**Task instructions:** Write out the material exactly, with the pictures left out.

(Code that draws figures)
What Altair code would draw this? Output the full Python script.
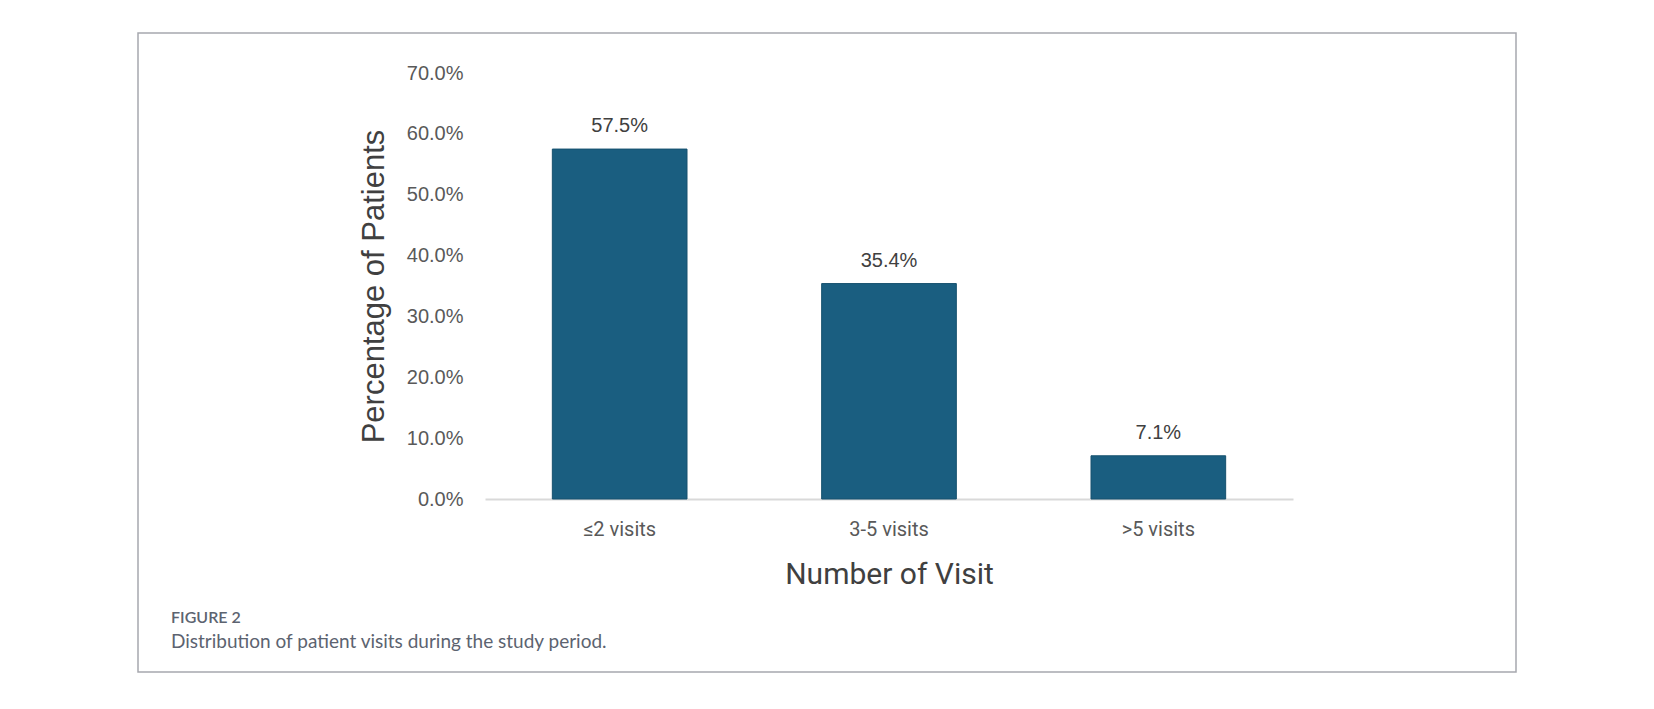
import altair as alt
import pandas as pd

# Share of patients by number of visits during the study period
visit_groups = ["≤2 visits", "3-5 visits", ">5 visits"]
patient_pct = [57.5, 35.4, 7.1]
y_ticks = [0, 10, 20, 30, 40, 50, 60, 70]

fig_label = "FIGURE 2"
fig_caption = "Distribution of patient visits during the study period."

df = pd.DataFrame({"group": visit_groups, "pct": patient_pct})
df["label"] = [f"{v:.1f}%" for v in patient_pct]

BAR = "#1a5e80"
TEXT = "#404040"
CAPTION = "#5c6370"

x_enc = alt.X(
    "group:N",
    sort=visit_groups,
    scale=alt.Scale(paddingInner=0.5, paddingOuter=0.25),
    axis=alt.Axis(
        title="Number of Visit",
        labelAngle=0,
        labelFont="Roboto",
        labelFontSize=20,
        labelColor="#595959",
        labelPadding=20,
        ticks=False,
        tickSize=0,
        domainColor="#d9d9d9",
        domainWidth=2,
        titleFont="Roboto",
        titleFontSize=30,
        titleFontWeight="normal",
        titleColor=TEXT,
        titlePadding=20,
    ),
)
y_enc = alt.Y(
    "pct:Q",
    scale=alt.Scale(domain=[0, 70], nice=False),
    axis=alt.Axis(
        title="Percentage of Patients",
        values=y_ticks,
        labelExpr="format(datum.value, '.1f') + '%'",
        labelFont="Liberation Sans",
        labelFontSize=20,
        labelColor="#595959",
        labelPadding=22,
        ticks=False,
        tickSize=0,
        domain=False,
        grid=False,
        titleFont="Liberation Sans",
        titleFontSize=31,
        titleFontWeight="normal",
        titleColor=TEXT,
        titlePadding=16,
    ),
)

bars = alt.Chart(df).mark_bar(color=BAR, stroke="#16516e", strokeWidth=1).encode(
    x=x_enc, y=y_enc
)

values = alt.Chart(df).mark_text(
    font="Liberation Sans", fontSize=20, color=TEXT, baseline="alphabetic", dy=-17
).encode(x=alt.X("group:N", sort=visit_groups), y="pct:Q", text="label:N")

# Outer frame around figure and caption
frame = alt.Chart(alt.Data(values=[{}])).mark_rect(
    fill=None, stroke="#a6a8ae", strokeWidth=1.5
).encode(
    x=alt.value(-347), x2=alt.value(1031), y=alt.value(-40), y2=alt.value(599)
)

cap_head = alt.Chart(alt.Data(values=[{}])).mark_text(
    text=fig_label, font="Lato", fontSize=16, fontWeight=600, color=CAPTION,
    align="left", baseline="middle",
).encode(x=alt.value(-314), y=alt.value(545))

cap_body = alt.Chart(alt.Data(values=[{}])).mark_text(
    text=fig_caption, font="Lato", fontSize=19, color=CAPTION,
    align="left", baseline="middle",
).encode(x=alt.value(-314), y=alt.value(569))

chart = (
    alt.layer(bars, values, frame, cap_head, cap_body)
    .properties(
        width=808,
        height=426,
        autosize=alt.AutoSizeParams(type="none"),
        padding={"left": 485, "top": 73, "right": 361, "bottom": 210},
        background="white",
    )
    .configure_view(stroke=None)
)

chart.save("out.html", embed_options={"renderer": "svg", "actions": False})
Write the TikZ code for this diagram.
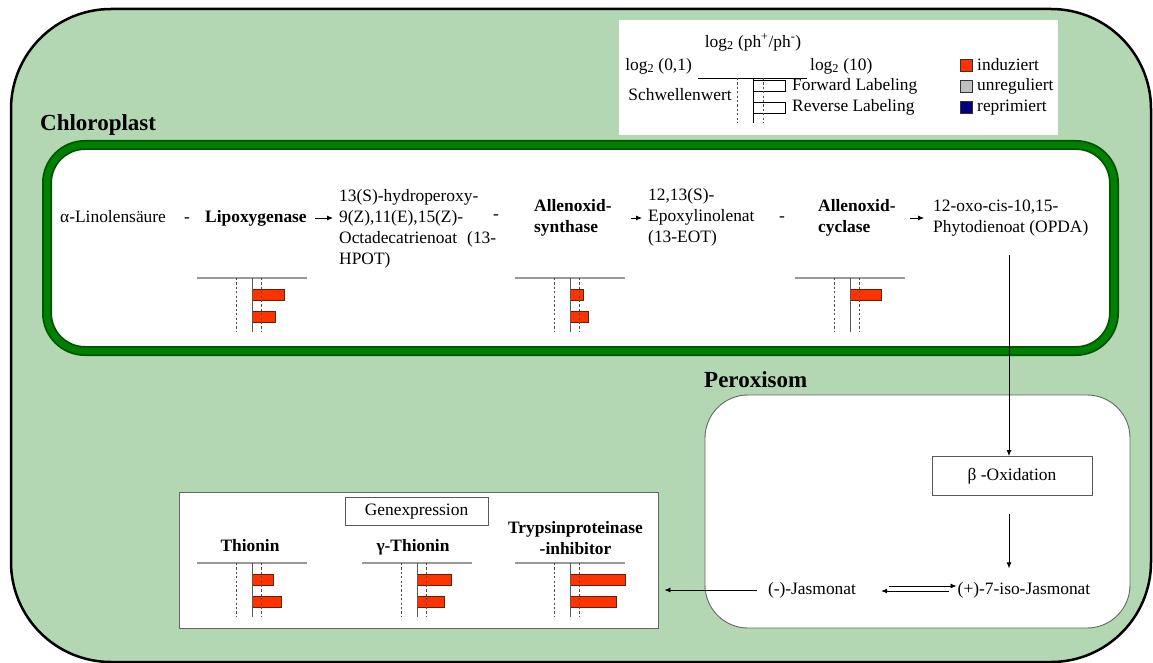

**Complete output:**
What Altair code would draw this? Output the full Python script.
import altair as alt
import pandas as pd

# Share of patients by number of visits during the study period
visit_groups = ["≤2 visits", "3-5 visits", ">5 visits"]
patient_pct = [57.5, 35.4, 7.1]
y_ticks = [0, 10, 20, 30, 40, 50, 60, 70]

fig_label = "FIGURE 2"
fig_caption = "Distribution of patient visits during the study period."

df = pd.DataFrame({"group": visit_groups, "pct": patient_pct})
df["label"] = [f"{v:.1f}%" for v in patient_pct]

BAR = "#1a5e80"
TEXT = "#404040"
CAPTION = "#5c6370"

x_enc = alt.X(
    "group:N",
    sort=visit_groups,
    scale=alt.Scale(paddingInner=0.5, paddingOuter=0.25),
    axis=alt.Axis(
        title="Number of Visit",
        labelAngle=0,
        labelFont="Roboto",
        labelFontSize=20,
        labelColor="#595959",
        labelPadding=20,
        ticks=False,
        tickSize=0,
        domainColor="#d9d9d9",
        domainWidth=2,
        titleFont="Roboto",
        titleFontSize=30,
        titleFontWeight="normal",
        titleColor=TEXT,
        titlePadding=20,
    ),
)
y_enc = alt.Y(
    "pct:Q",
    scale=alt.Scale(domain=[0, 70], nice=False),
    axis=alt.Axis(
        title="Percentage of Patients",
        values=y_ticks,
        labelExpr="format(datum.value, '.1f') + '%'",
        labelFont="Liberation Sans",
        labelFontSize=20,
        labelColor="#595959",
        labelPadding=22,
        ticks=False,
        tickSize=0,
        domain=False,
        grid=False,
        titleFont="Liberation Sans",
        titleFontSize=31,
        titleFontWeight="normal",
        titleColor=TEXT,
        titlePadding=16,
    ),
)

bars = alt.Chart(df).mark_bar(color=BAR, stroke="#16516e", strokeWidth=1).encode(
    x=x_enc, y=y_enc
)

values = alt.Chart(df).mark_text(
    font="Liberation Sans", fontSize=20, color=TEXT, baseline="alphabetic", dy=-17
).encode(x=alt.X("group:N", sort=visit_groups), y="pct:Q", text="label:N")

# Outer frame around figure and caption
frame = alt.Chart(alt.Data(values=[{}])).mark_rect(
    fill=None, stroke="#a6a8ae", strokeWidth=1.5
).encode(
    x=alt.value(-347), x2=alt.value(1031), y=alt.value(-40), y2=alt.value(599)
)

cap_head = alt.Chart(alt.Data(values=[{}])).mark_text(
    text=fig_label, font="Lato", fontSize=16, fontWeight=600, color=CAPTION,
    align="left", baseline="middle",
).encode(x=alt.value(-314), y=alt.value(545))

cap_body = alt.Chart(alt.Data(values=[{}])).mark_text(
    text=fig_caption, font="Lato", fontSize=19, color=CAPTION,
    align="left", baseline="middle",
).encode(x=alt.value(-314), y=alt.value(569))

chart = (
    alt.layer(bars, values, frame, cap_head, cap_body)
    .properties(
        width=808,
        height=426,
        autosize=alt.AutoSizeParams(type="none"),
        padding={"left": 485, "top": 73, "right": 361, "bottom": 210},
        background="white",
    )
    .configure_view(stroke=None)
)

chart.save("out.html", embed_options={"renderer": "svg", "actions": False})
Write the TikZ code for this diagram.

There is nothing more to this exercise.